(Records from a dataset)
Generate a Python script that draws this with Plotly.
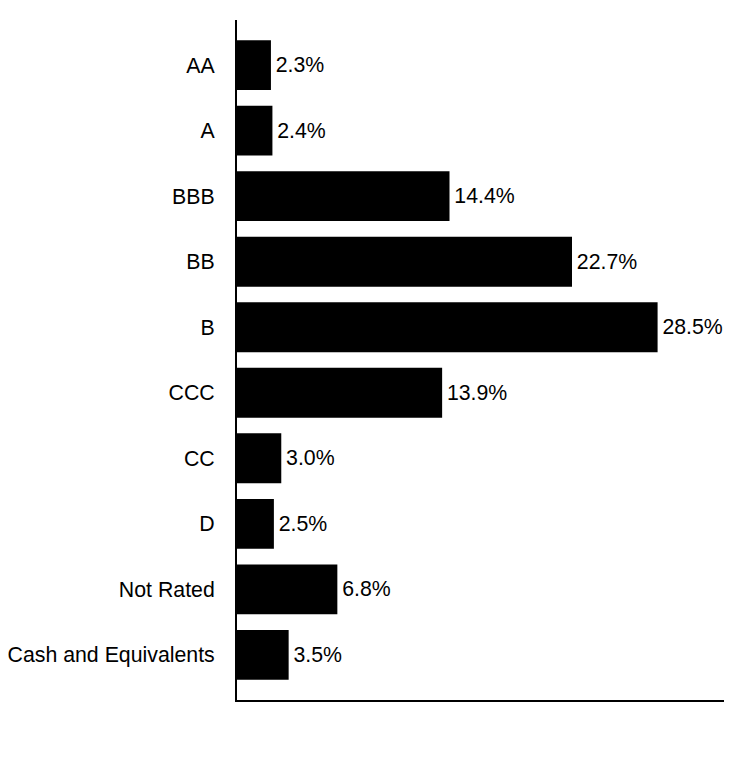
import plotly.graph_objects as go

# credit quality breakdown
ratings = ["AA", "A", "BBB", "BB", "B", "CCC", "CC", "D", "Not Rated", "Cash and Equivalents"]
weights = [2.3, 2.4, 14.4, 22.7, 28.5, 13.9, 3.0, 2.5, 6.8, 3.5]
labels = [f"\u200a{w:.1f}%" for w in weights]

fig = go.Figure()
fig.add_trace(go.Bar(
    x=weights,
    y=ratings,
    orientation="h",
    width=0.76,
    marker=dict(color="#000000", line=dict(width=0)),
    text=labels,
    textposition="outside",
    textfont=dict(size=21.3, color="#000000", family="Liberation Sans, Arial, sans-serif"),
    cliponaxis=False,
))

fig.update_layout(
    width=744, height=780,
    margin=dict(l=229, r=28, t=12, b=88),
    paper_bgcolor="white",
    plot_bgcolor="white",
    showlegend=False,
    font=dict(family="Liberation Sans, Arial, sans-serif", size=21.3, color="#000000"),
)
fig.update_xaxes(
    range=[0, 33],
    showgrid=False, zeroline=False, automargin=False,
    showticklabels=False, ticks="",
    showline=True, linecolor="#000000", linewidth=2,
)
fig.update_yaxes(
    categoryorder="array", categoryarray=ratings,
    range=[9.69, -0.69],
    showgrid=False, zeroline=False, automargin=False,
    ticks="", ticklabelstandoff=16,
    showline=True, linecolor="#000000", linewidth=2,
)

fig.write_html("out.html")
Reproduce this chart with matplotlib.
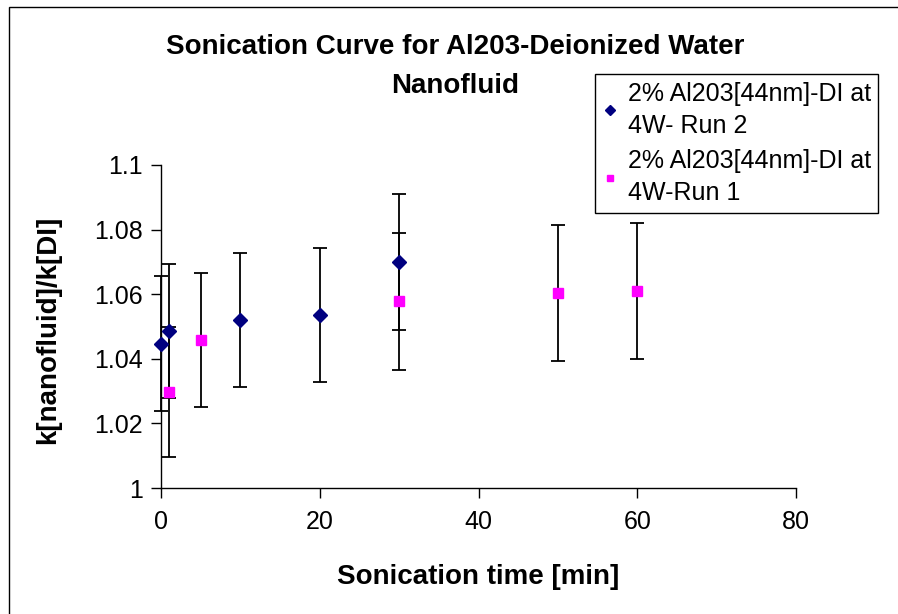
import matplotlib
matplotlib.use("Agg")
import matplotlib.pyplot as plt
from matplotlib.patches import Rectangle

plt.rcParams["font.family"] = ["Liberation Sans", "DejaVu Sans"]

# Run 2 (navy diamonds)
run2_time = [0, 1, 10, 20, 30]
run2_k = [1.0447, 1.0486, 1.0520, 1.0536, 1.0700]
run2_err = [0.0208, 0.0208, 0.0208, 0.0208, 0.0210]

# Run 1 (magenta squares)
run1_time = [1, 5, 30, 50, 60]
run1_k = [1.0297, 1.0458, 1.0578, 1.0604, 1.0610]
run1_err = [0.0202, 0.0208, 0.0212, 0.0210, 0.0210]

run2_label = "2% Al203[44nm]-DI at\n4W- Run 2"
run1_label = "2% Al203[44nm]-DI at\n4W-Run 1"

x_ticks = [0, 20, 40, 60, 80]
y_ticks = [1.0, 1.02, 1.04, 1.06, 1.08, 1.1]
y_tick_labels = ["1", "1.02", "1.04", "1.06", "1.08", "1.1"]

W, H = 898, 614
fig = plt.figure(figsize=(W / 100, H / 100), dpi=100)
ax = fig.add_axes([161 / W, 1 - 488 / H, (796 - 161) / W, (488 - 165) / H])

ax.errorbar(run2_time, run2_k, yerr=run2_err, fmt="D", color="#000080",
            markersize=7.5, ecolor="black", elinewidth=1.3, capsize=5,
            capthick=1.3, label=run2_label, zorder=3)
ax.errorbar(run1_time, run1_k, yerr=run1_err, fmt="s", color="#FF00FF",
            markersize=7.5, ecolor="black", elinewidth=1.3, capsize=5,
            capthick=1.3, label=run1_label, zorder=3)

ax.set_xlim(0, 80)
ax.set_ylim(1.0, 1.1)
ax.set_xticks(x_ticks)
ax.set_yticks(y_ticks)
ax.set_yticklabels(y_tick_labels)
ax.tick_params(direction="out", length=7, width=1, labelsize=18, pad=6)
ax.tick_params(axis="x", pad=9)
ax.spines["top"].set_visible(False)
ax.spines["right"].set_visible(False)
for s in ("left", "bottom"):
    ax.spines[s].set_linewidth(1)
for c in ax.get_children():
    try:
        c.set_clip_on(False)
    except Exception:
        pass

handles, labels = ax.get_legend_handles_labels()
handles = [h[0] for h in handles]
leg = fig.legend(handles, labels, loc="upper left",
                 bbox_to_anchor=(595 / W, 1 - 74 / H), fontsize=18,
                 frameon=True, fancybox=False, edgecolor="black",
                 framealpha=1, markerscale=0.65, handlelength=0.6,
                 handletextpad=0.4, borderpad=0.3, labelspacing=0.45,
                 borderaxespad=0)
leg.get_frame().set_linewidth(1)
for t in leg.get_texts():
    t.set_linespacing(1.43)

fig.text(455 / W, 1 - 47 / H, "Sonication Curve for Al203-Deionized Water",
         ha="center", va="center", fontsize=20, fontweight="bold")
fig.text(455 / W, 1 - 86 / H, "Nanofluid",
         ha="center", va="center", fontsize=20, fontweight="bold")
fig.text(478 / W, 1 - 577 / H, "Sonication time [min]", ha="center",
         va="center", fontsize=20, fontweight="bold")
fig.text(48 / W, 1 - 330 / H, "k[nanofluid]/k[DI]", ha="center",
         va="center", rotation=90, fontsize=20, fontweight="bold")

# chart border (only the top and left edges are inside the picture)
fig.patches.append(Rectangle((9 / W, -0.1), 1.2, 1 - 7 / H + 0.1,
                             transform=fig.transFigure, fill=False,
                             edgecolor="black", linewidth=1))

fig.savefig("out.png", dpi=100)
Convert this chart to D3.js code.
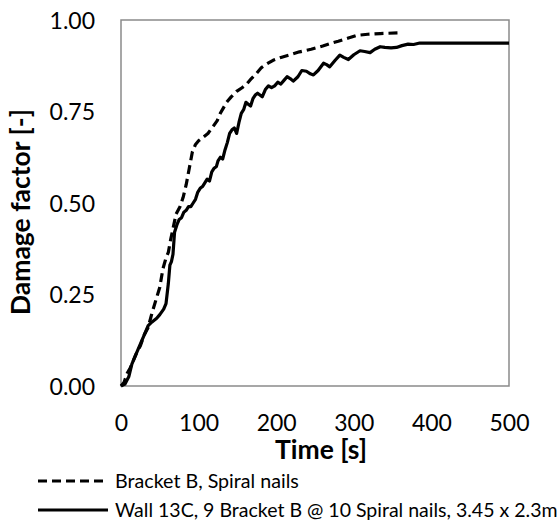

### What is needed
Extract the full listing exactly, with the pictures left out.

### Expected output
Generate a Python script that draws this with Plotly.
import plotly.graph_objects as go

# credit quality breakdown
ratings = ["AA", "A", "BBB", "BB", "B", "CCC", "CC", "D", "Not Rated", "Cash and Equivalents"]
weights = [2.3, 2.4, 14.4, 22.7, 28.5, 13.9, 3.0, 2.5, 6.8, 3.5]
labels = [f"\u200a{w:.1f}%" for w in weights]

fig = go.Figure()
fig.add_trace(go.Bar(
    x=weights,
    y=ratings,
    orientation="h",
    width=0.76,
    marker=dict(color="#000000", line=dict(width=0)),
    text=labels,
    textposition="outside",
    textfont=dict(size=21.3, color="#000000", family="Liberation Sans, Arial, sans-serif"),
    cliponaxis=False,
))

fig.update_layout(
    width=744, height=780,
    margin=dict(l=229, r=28, t=12, b=88),
    paper_bgcolor="white",
    plot_bgcolor="white",
    showlegend=False,
    font=dict(family="Liberation Sans, Arial, sans-serif", size=21.3, color="#000000"),
)
fig.update_xaxes(
    range=[0, 33],
    showgrid=False, zeroline=False, automargin=False,
    showticklabels=False, ticks="",
    showline=True, linecolor="#000000", linewidth=2,
)
fig.update_yaxes(
    categoryorder="array", categoryarray=ratings,
    range=[9.69, -0.69],
    showgrid=False, zeroline=False, automargin=False,
    ticks="", ticklabelstandoff=16,
    showline=True, linecolor="#000000", linewidth=2,
)

fig.write_html("out.html")
Reproduce this chart with matplotlib.
import matplotlib
matplotlib.use("Agg")
import matplotlib.pyplot as plt
from matplotlib.patches import Rectangle

plt.rcParams["font.family"] = ["Liberation Sans", "DejaVu Sans"]

# Run 2 (navy diamonds)
run2_time = [0, 1, 10, 20, 30]
run2_k = [1.0447, 1.0486, 1.0520, 1.0536, 1.0700]
run2_err = [0.0208, 0.0208, 0.0208, 0.0208, 0.0210]

# Run 1 (magenta squares)
run1_time = [1, 5, 30, 50, 60]
run1_k = [1.0297, 1.0458, 1.0578, 1.0604, 1.0610]
run1_err = [0.0202, 0.0208, 0.0212, 0.0210, 0.0210]

run2_label = "2% Al203[44nm]-DI at\n4W- Run 2"
run1_label = "2% Al203[44nm]-DI at\n4W-Run 1"

x_ticks = [0, 20, 40, 60, 80]
y_ticks = [1.0, 1.02, 1.04, 1.06, 1.08, 1.1]
y_tick_labels = ["1", "1.02", "1.04", "1.06", "1.08", "1.1"]

W, H = 898, 614
fig = plt.figure(figsize=(W / 100, H / 100), dpi=100)
ax = fig.add_axes([161 / W, 1 - 488 / H, (796 - 161) / W, (488 - 165) / H])

ax.errorbar(run2_time, run2_k, yerr=run2_err, fmt="D", color="#000080",
            markersize=7.5, ecolor="black", elinewidth=1.3, capsize=5,
            capthick=1.3, label=run2_label, zorder=3)
ax.errorbar(run1_time, run1_k, yerr=run1_err, fmt="s", color="#FF00FF",
            markersize=7.5, ecolor="black", elinewidth=1.3, capsize=5,
            capthick=1.3, label=run1_label, zorder=3)

ax.set_xlim(0, 80)
ax.set_ylim(1.0, 1.1)
ax.set_xticks(x_ticks)
ax.set_yticks(y_ticks)
ax.set_yticklabels(y_tick_labels)
ax.tick_params(direction="out", length=7, width=1, labelsize=18, pad=6)
ax.tick_params(axis="x", pad=9)
ax.spines["top"].set_visible(False)
ax.spines["right"].set_visible(False)
for s in ("left", "bottom"):
    ax.spines[s].set_linewidth(1)
for c in ax.get_children():
    try:
        c.set_clip_on(False)
    except Exception:
        pass

handles, labels = ax.get_legend_handles_labels()
handles = [h[0] for h in handles]
leg = fig.legend(handles, labels, loc="upper left",
                 bbox_to_anchor=(595 / W, 1 - 74 / H), fontsize=18,
                 frameon=True, fancybox=False, edgecolor="black",
                 framealpha=1, markerscale=0.65, handlelength=0.6,
                 handletextpad=0.4, borderpad=0.3, labelspacing=0.45,
                 borderaxespad=0)
leg.get_frame().set_linewidth(1)
for t in leg.get_texts():
    t.set_linespacing(1.43)

fig.text(455 / W, 1 - 47 / H, "Sonication Curve for Al203-Deionized Water",
         ha="center", va="center", fontsize=20, fontweight="bold")
fig.text(455 / W, 1 - 86 / H, "Nanofluid",
         ha="center", va="center", fontsize=20, fontweight="bold")
fig.text(478 / W, 1 - 577 / H, "Sonication time [min]", ha="center",
         va="center", fontsize=20, fontweight="bold")
fig.text(48 / W, 1 - 330 / H, "k[nanofluid]/k[DI]", ha="center",
         va="center", rotation=90, fontsize=20, fontweight="bold")

# chart border (only the top and left edges are inside the picture)
fig.patches.append(Rectangle((9 / W, -0.1), 1.2, 1 - 7 / H + 0.1,
                             transform=fig.transFigure, fill=False,
                             edgecolor="black", linewidth=1))

fig.savefig("out.png", dpi=100)
Convert this chart to D3.js code.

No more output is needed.